INSTRUCTIONS FOR THE TASK> In the listing below, locate the line with "Write a web" and the line with "const yTicks = [0, 5, 10, 15];", then output both and everything between them exactly, minus any pictures.

ENTRIES SUPPLIED>
--- --- ---

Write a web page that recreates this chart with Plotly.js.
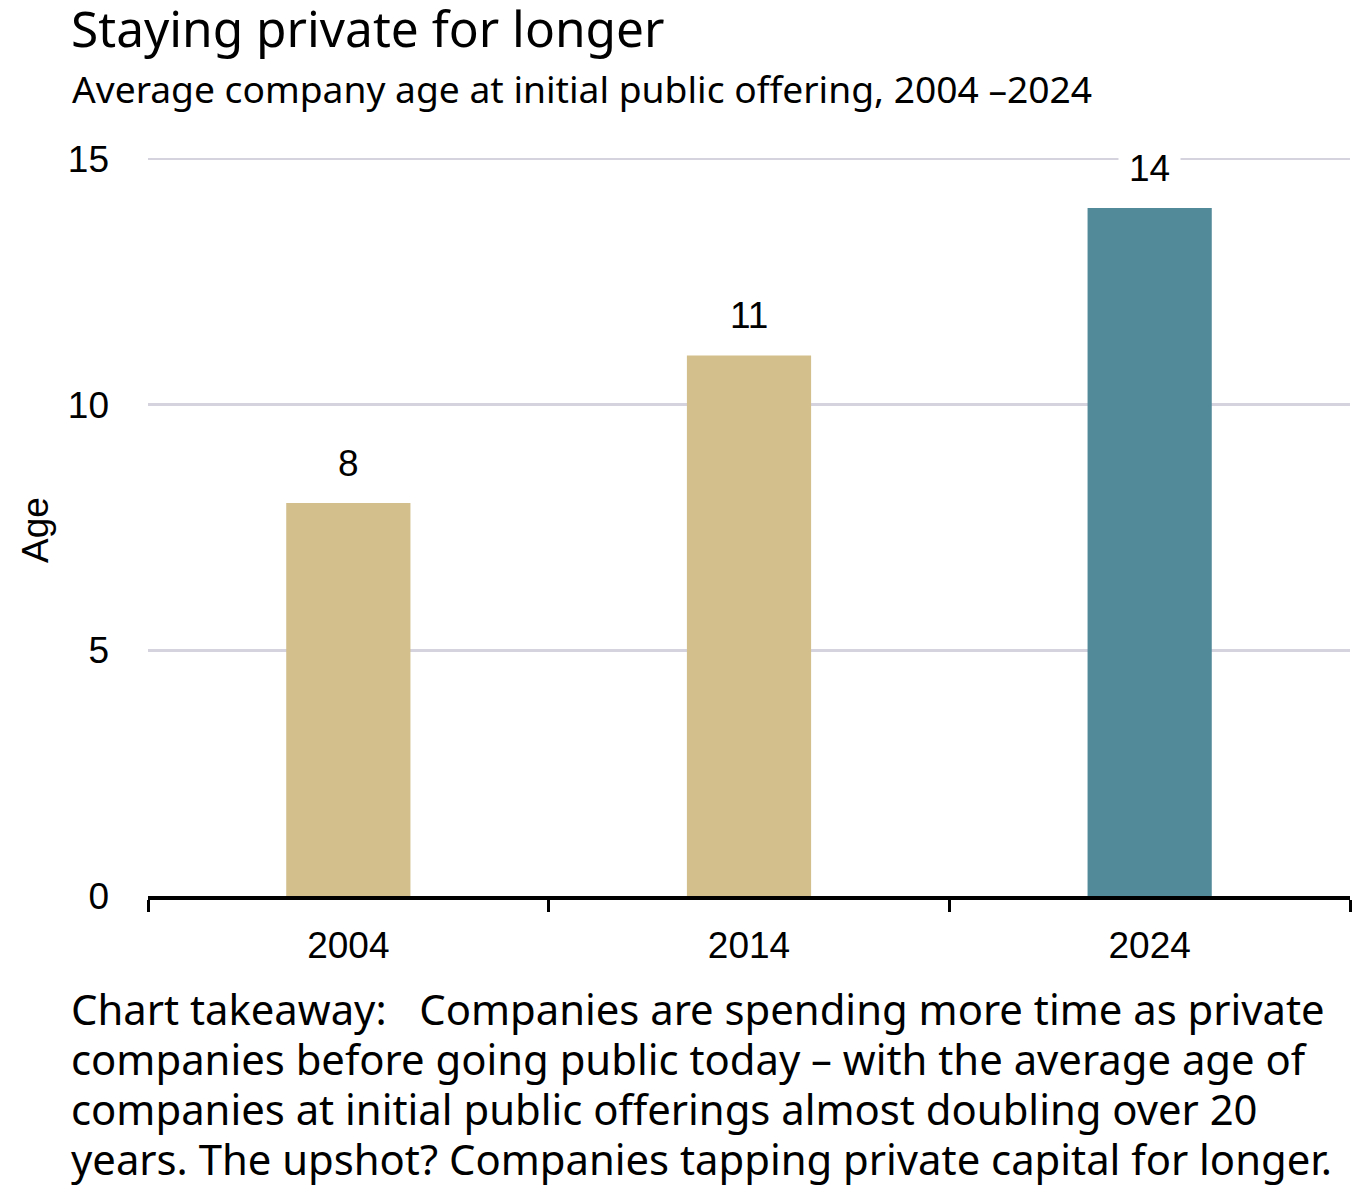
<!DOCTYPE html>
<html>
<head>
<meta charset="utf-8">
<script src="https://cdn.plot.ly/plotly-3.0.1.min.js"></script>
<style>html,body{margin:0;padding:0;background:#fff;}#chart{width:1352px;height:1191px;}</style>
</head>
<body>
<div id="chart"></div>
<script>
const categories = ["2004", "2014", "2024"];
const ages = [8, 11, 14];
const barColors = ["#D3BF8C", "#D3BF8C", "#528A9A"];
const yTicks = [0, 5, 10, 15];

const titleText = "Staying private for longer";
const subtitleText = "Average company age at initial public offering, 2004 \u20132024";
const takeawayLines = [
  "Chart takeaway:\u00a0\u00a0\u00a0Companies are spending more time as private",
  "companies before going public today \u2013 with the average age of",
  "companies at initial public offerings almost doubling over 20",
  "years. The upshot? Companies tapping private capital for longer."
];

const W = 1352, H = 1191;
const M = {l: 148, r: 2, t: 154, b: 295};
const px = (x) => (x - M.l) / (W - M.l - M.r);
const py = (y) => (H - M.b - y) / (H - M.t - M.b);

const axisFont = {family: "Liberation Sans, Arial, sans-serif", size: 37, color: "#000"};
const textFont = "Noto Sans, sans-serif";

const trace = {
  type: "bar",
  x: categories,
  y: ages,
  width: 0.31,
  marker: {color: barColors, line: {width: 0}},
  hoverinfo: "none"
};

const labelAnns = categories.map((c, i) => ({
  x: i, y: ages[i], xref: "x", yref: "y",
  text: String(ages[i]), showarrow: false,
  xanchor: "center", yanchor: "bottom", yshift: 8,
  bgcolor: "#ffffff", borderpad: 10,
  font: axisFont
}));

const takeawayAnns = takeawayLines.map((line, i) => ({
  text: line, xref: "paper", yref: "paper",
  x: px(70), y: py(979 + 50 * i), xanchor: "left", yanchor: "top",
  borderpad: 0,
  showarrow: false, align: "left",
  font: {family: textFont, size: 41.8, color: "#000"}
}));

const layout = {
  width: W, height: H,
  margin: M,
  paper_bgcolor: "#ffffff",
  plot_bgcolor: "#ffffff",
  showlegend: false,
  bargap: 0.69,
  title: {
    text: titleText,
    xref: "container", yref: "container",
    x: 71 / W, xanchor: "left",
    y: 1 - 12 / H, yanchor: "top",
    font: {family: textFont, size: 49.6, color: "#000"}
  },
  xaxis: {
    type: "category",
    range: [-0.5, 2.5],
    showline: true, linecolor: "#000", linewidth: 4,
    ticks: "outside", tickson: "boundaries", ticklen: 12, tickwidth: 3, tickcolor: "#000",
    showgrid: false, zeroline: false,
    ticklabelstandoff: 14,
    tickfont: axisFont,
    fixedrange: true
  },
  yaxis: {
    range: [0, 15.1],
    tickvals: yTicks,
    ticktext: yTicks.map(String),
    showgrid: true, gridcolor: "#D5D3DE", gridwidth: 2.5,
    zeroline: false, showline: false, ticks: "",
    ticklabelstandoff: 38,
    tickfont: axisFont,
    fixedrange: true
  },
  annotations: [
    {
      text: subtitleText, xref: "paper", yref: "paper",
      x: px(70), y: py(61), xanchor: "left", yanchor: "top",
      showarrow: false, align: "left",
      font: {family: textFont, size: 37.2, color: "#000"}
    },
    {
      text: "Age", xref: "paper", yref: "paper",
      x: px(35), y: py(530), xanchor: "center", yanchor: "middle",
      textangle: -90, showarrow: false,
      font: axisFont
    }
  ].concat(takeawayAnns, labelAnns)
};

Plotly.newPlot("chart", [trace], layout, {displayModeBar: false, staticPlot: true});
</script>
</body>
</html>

--- --- ---

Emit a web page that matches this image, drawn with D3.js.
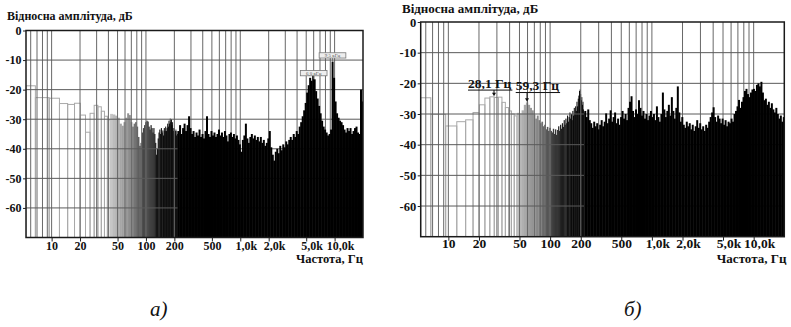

--- --- ---

FULL ANSWER>
Write a web page that recreates this chart with Plotly.js.
<!DOCTYPE html>
<html>
<head>
<meta charset="utf-8">
<script src="https://cdn.plot.ly/plotly-3.0.1.min.js"></script>
<style>html,body{margin:0;padding:0;background:#fff;}#chart{width:1352px;height:1191px;}</style>
</head>
<body>
<div id="chart"></div>
<script>
const categories = ["2004", "2014", "2024"];
const ages = [8, 11, 14];
const barColors = ["#D3BF8C", "#D3BF8C", "#528A9A"];
const yTicks = [0, 5, 10, 15];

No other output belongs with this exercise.